The Assumption of Homogeneity of Variance

Posted February 27, 2013

The assumption of homogeneity of variance is an assumption of the independent samples t-test and ANOVA stating that all comparison groups have the same variance.  The independent samples t-test and ANOVA utilize the t and F statistics respectively, which are generally robust to violations of the assumption as long as group sizes are equal.  Equal group sizes may be defined by the ratio of the largest to smallest group being less than 1.5.  If group sizes are vastly unequal and homogeneity of variance is violated, then the F statistic will be biased when large sample variances are associated with small group sizes.  When this occurs, the significance level will be underestimated, which can cause the null hypothesis to be falsely rejected.  On the other hand, the F statistic will be biased in the opposite direction if large variances are associated with large group sizes.  This would mean that the significance level will be overestimated.  This does not cause the same problems as falsely rejecting the null hypothesis, however, it can cause a decrease in the power of the test.

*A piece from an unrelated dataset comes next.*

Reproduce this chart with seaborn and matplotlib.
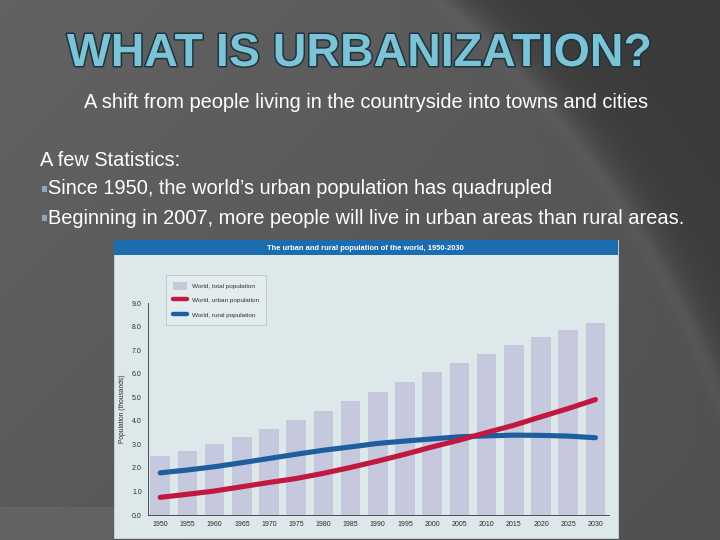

To test for homogeneity of variance, there are several statistical tests that can be used.  These tests include: Hartley’s Fmax, Cochran’s, Levene’s and Barlett’s test.  Several of these assessments have been found to be too sensitive to non-normality and are not frequently used.  Of these tests, the most common assessment for homogeneity of variance is Levene’s test.  The Levene’s test uses an F-test to test the null hypothesis that the variance is equal across groups.  A p value less than .05 indicates a violation of the assumption.  If a violation occurs, it is likely that conducting the non-parametric equivalent of the analysis is more appropriate.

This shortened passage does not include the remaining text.